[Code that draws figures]
## START

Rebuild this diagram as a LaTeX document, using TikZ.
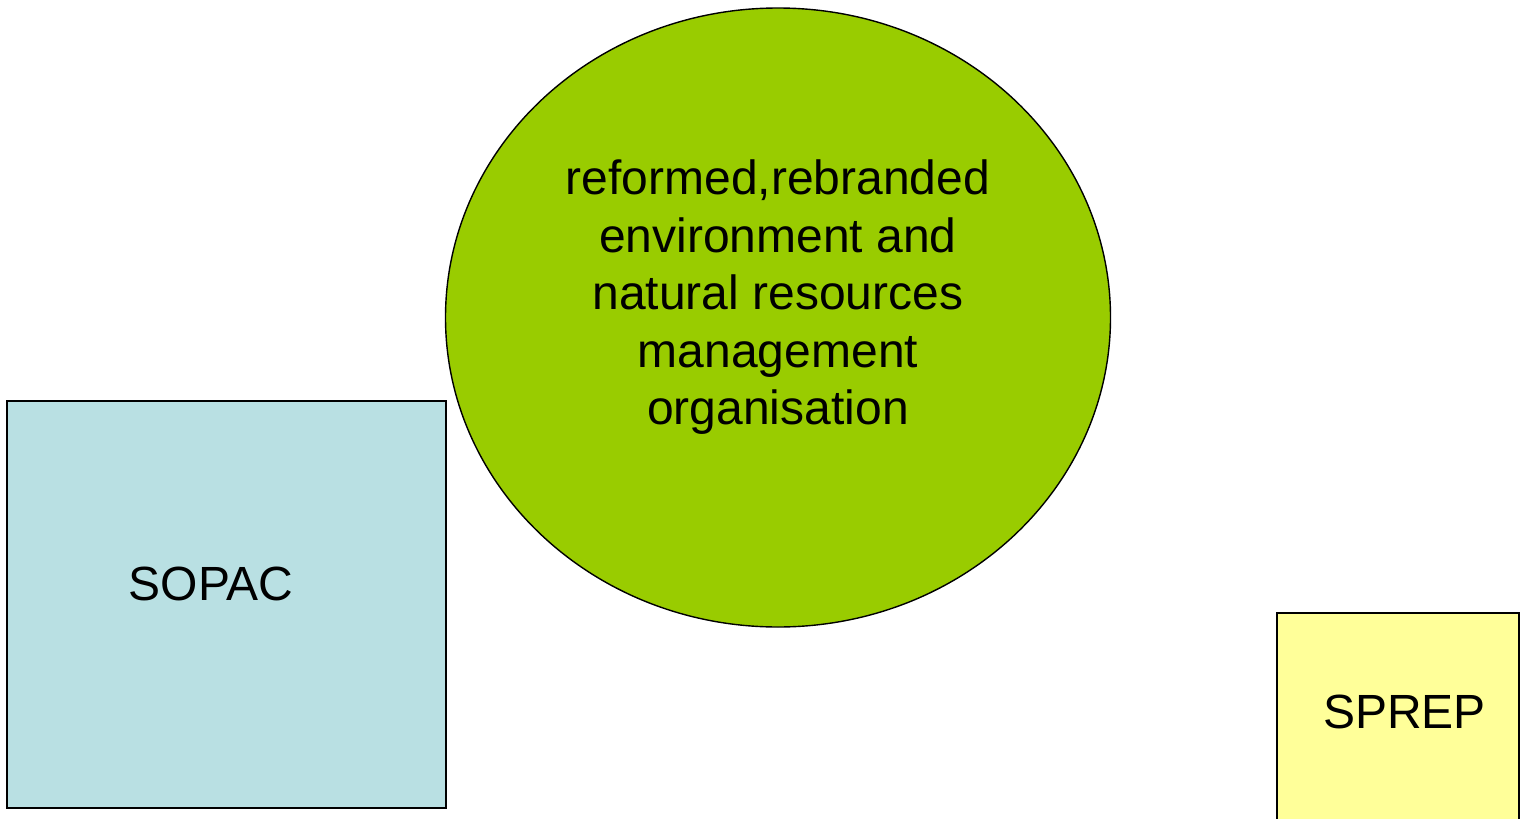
\documentclass[tikz,border=0pt]{standalone}
\usepackage{fontspec}
\setmainfont{Liberation Sans}
\usetikzlibrary{shapes.geometric}
\definecolor{orggreen}{HTML}{99CC00}
\definecolor{sopacblue}{HTML}{B9E0E3}
\definecolor{sprepyellow}{HTML}{FFFF99}
\begin{document}
\begin{tikzpicture}[x=1pt,y=-1pt,
  outline/.style={draw=black,line width=1.4pt},
  bigtext/.style={font=\fontsize{48}{57.5}\selectfont,inner sep=0pt}]
\useasboundingbox (0,0) rectangle (1523,819);
\node[outline,fill=orggreen,ellipse,minimum width=665pt,minimum height=619pt,inner sep=0pt] (org) at (778,317.5) {};
\node[bigtext,align=center,anchor=center] (orgtext) at (778,297.5) {reformed,rebranded\\environment and\\natural resources\\management\\organisation};
\node[outline,fill=sopacblue,rectangle,minimum width=439pt,minimum height=407pt,inner sep=0pt] (sopac) at (226.5,604.5) {};
\node[bigtext,anchor=base] (sopactext) at (211,600) {SOPAC};
\node[outline,fill=sprepyellow,rectangle,minimum width=242pt,minimum height=230pt,inner sep=0pt] (sprep) at (1398,728) {};
\node[bigtext,anchor=base] (spreptext) at (1404.5,728) {SPREP};
\end{tikzpicture}
\end{document}
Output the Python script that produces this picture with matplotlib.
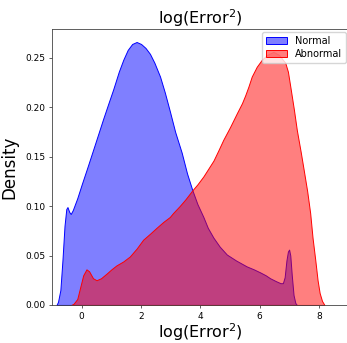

## END

GOAL OF THE EXERCISE – Leave the images out and output the remaining material exactly as it stands.

COMPLETED TASK –
Rebuild this diagram as a LaTeX document, using TikZ.
\documentclass[tikz,border=0pt]{standalone}
\usepackage{fontspec}
\setmainfont{Liberation Sans}
\usetikzlibrary{shapes.geometric}
\definecolor{orggreen}{HTML}{99CC00}
\definecolor{sopacblue}{HTML}{B9E0E3}
\definecolor{sprepyellow}{HTML}{FFFF99}
\begin{document}
\begin{tikzpicture}[x=1pt,y=-1pt,
  outline/.style={draw=black,line width=1.4pt},
  bigtext/.style={font=\fontsize{48}{57.5}\selectfont,inner sep=0pt}]
\useasboundingbox (0,0) rectangle (1523,819);
\node[outline,fill=orggreen,ellipse,minimum width=665pt,minimum height=619pt,inner sep=0pt] (org) at (778,317.5) {};
\node[bigtext,align=center,anchor=center] (orgtext) at (778,297.5) {reformed,rebranded\\environment and\\natural resources\\management\\organisation};
\node[outline,fill=sopacblue,rectangle,minimum width=439pt,minimum height=407pt,inner sep=0pt] (sopac) at (226.5,604.5) {};
\node[bigtext,anchor=base] (sopactext) at (211,600) {SOPAC};
\node[outline,fill=sprepyellow,rectangle,minimum width=242pt,minimum height=230pt,inner sep=0pt] (sprep) at (1398,728) {};
\node[bigtext,anchor=base] (spreptext) at (1404.5,728) {SPREP};
\end{tikzpicture}
\end{document}
Output the Python script that produces this picture with matplotlib.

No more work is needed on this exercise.